$\newcommand{\Ext}{\operatorname{Ext}}$Let $\mathcal C$ be an abelian category. For $M, N\in\mathcal C$, we know that the set $\Ext^1(M, N)$ of all equivalence classes of short exact sequences $0\to N\to E\to M\to 0$ is a group whose neutral element is the equivalence class of $0\to N\to N\oplus M\to M\to 0$.
How can we characterise trivial $n$-extesions? Let's look at $2$-extensions. The product of a trivial and an arbitrary $1$-extension is zero, so e.g. $$\xi\colon\qquad0\to L\to E\xrightarrow{\bigl(\begin{smallmatrix}p\\0\end{smallmatrix}\bigr)} N\oplus M\to M\to 0$$ and $$\xi'\colon\qquad0\to L\to L\oplus N\xrightarrow{(0\; i)} E'\to M\to 0.$$ These two extensions thus belong to the same equivalence class $0\in\Ext^2(M, N)$. By definition, $\xi\sim\xi'$ if and only if there is a commutative diagram $\xi\to\xi'$ such that the outer morphisms are identities.

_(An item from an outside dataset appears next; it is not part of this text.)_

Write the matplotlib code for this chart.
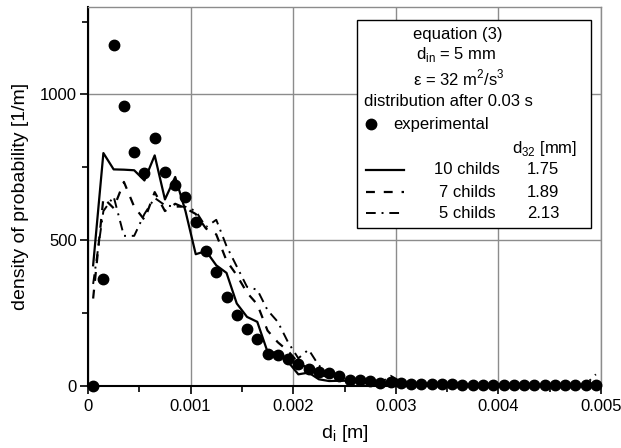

How do I find that commutative diagram rendering $\xi$ and $\xi'$ equivalent?
There is not such a morphism $\xi \to \xi'$, but there is a morphism $\xi' \to \xi$ which is the identity on outer objects. The morphism $\xi' \to \xi$ is $$\require{AMScd} \begin{CD} 0 @>>> L @>>> L \oplus N @>>> E' @>q>> M @>>> 0 \\ & @V=VV @Vp \oplus 0VV @V0 \oplus qVV @V=VV \\ 0 @>>> L @>p>> E @>>> N\oplus M @>>> M @>>> 0. \end{CD} $$ Note the inner maps are not isomorphisms. (Both maps in the inner square compose to zero.) In contrast, a morphism $\xi \to \xi'$ would give a diagram $$\begin{CD} 0 @>>> L @>>> E @>>> N \oplus M @>>> M @>>> 0 \\ & @V=VV @Vs \oplus s'VV @Vt \oplus t'VV @V=VV \\ 0 @>>> L @>>> L \oplus N @>>> E' @>>> M @>>> 0. \end{CD}$$ Examining the first square gives $s' = 0$ and $s:E \to L$ splits $0 \to L \to E \to N \to 0$; then the second square composes to zero, so $t = 0$ and $t': M \to E'$ splits $0 \to N \to E' \to M \to 0$.
In general, the equivalence relation on $\mathrm{Ext}^n$ for $n \geq 1$ is the equivalence relation generated by morphisms $\xi \to \xi'$ which are the identity on the outer objects. It is a special feature of the case $n=1$ that such morphisms are always isomorphisms (the Five Lemma) and consequently the equivalence relation is exactly isomorphism of diagrams with equality on the outer objects.